В начале октября государь решил послать в Туркестан генерал-адъютанта Максимовича для выяснения состояния войск и края. Не знаю, принадлежала ли инициатива этой меры самому государю или Столыпину. Он мне являлся до своего отъезда, 6 октября, и по возвращении, 12 декабря, так что его командировка длилась около двух месяцев. Он, видимо, имел негласной задачей выяснить деятельность Субботича в Туркестане, и привезенные им в этом отношении сведения были просто невероятны. Оказалось, что Субботич дал полную волю революционерам, что против них твердо и смело выступала 1-я стрелковая бригада (особенно 1-й ее батальон), но он не решался гласно одобрять это. По-видимому, Субботич потерял голову, сразу ударился в либерализм, а затем попросту стал трусить и делать все, лишь бы революционеры его не трогали, а ценили и любили! Этим объясняется, почему при его отъезде из края можно, было ожидать трогательных речей и демонстраций с красными флагами со стороны революционеров в честь их покровителя. Максимович передавал, что, при объезде Субботичем края, его на одной станции встретили звуками "Марсельезы"; в поезде Субботича было десять-пятнадцать казаков, которые легко могли бы разогнать всю толпу, но Субботич не только ничего не сказал, но, выйдя из вагона, снял фуражку, как бы для того, чтобы обтереть пот на голове! Вообще, рассказ Максимовича о Субботиче был возмутителен.

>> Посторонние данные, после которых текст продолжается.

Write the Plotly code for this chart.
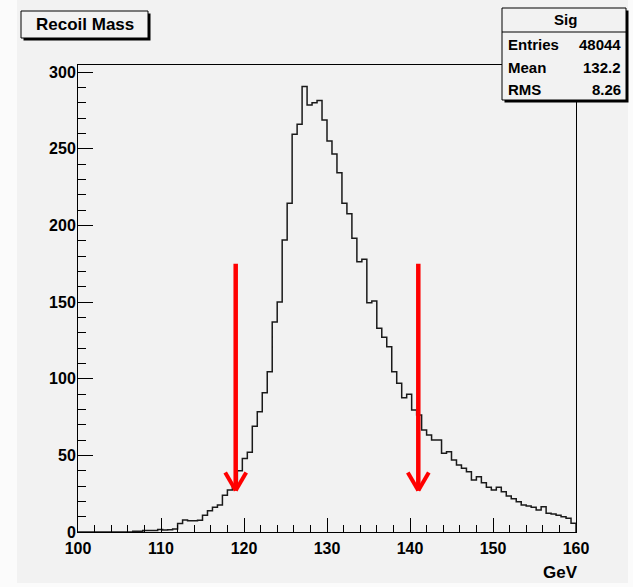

Через день-два я получил от государя записку с приказанием немедленно уволить Субботича от службы; тотчас были представлены доклад и приказ об его увольнении без мундира и без пенсии. Впоследствии, однако, выяснилось, что законной пенсии он может быть лишен лишь по суду, поэтому ему была назначена пенсия по чину.
Субботич просил меня, чтобы я дал ему прочесть отчет Максимовича, послуживший основанием для его увольнения; я запиской просил разрешения государя исполнить эту просьбу, но, к сожалению, получил отказ. Субботич поселился в Петербурге, и было слышно, что он примкнул к левым партиям. Я его больше не встречал.
Все лето этого года, а равно часть весны и осени, я жил на своей даче в Царском: с 30 марта по 10 октября. Несмотря на большое число разъездов, вызывавшихся жизнью в Царском, последняя все же была заманчива, так как давала возможность дышать свежим воздухом, ходить запросто по саду, наконец наслаждаться тишиной. За эти шесть месяцев я совершил 89 поездок в город, причем мне одиннадцать раз приходилось приезжать в город два раза в день; пять раз мне приходилось ночевать в городе. На каждую поездку уходило около двух часов: в Царском, на моторе, - пять минут, по железной дороге - полчаса и в городе, в коляске, - четверть часа, или около часа в один конец. В августе я реже бывал в городе, так как мне приходилось много бывать в Красном и Петергофе, и Поливанов стал замещать меня в Совете министров. В сентябре поездок опять стало больше, так как я услал Поливанова в отпуск и сам стал бывать в Совете министров.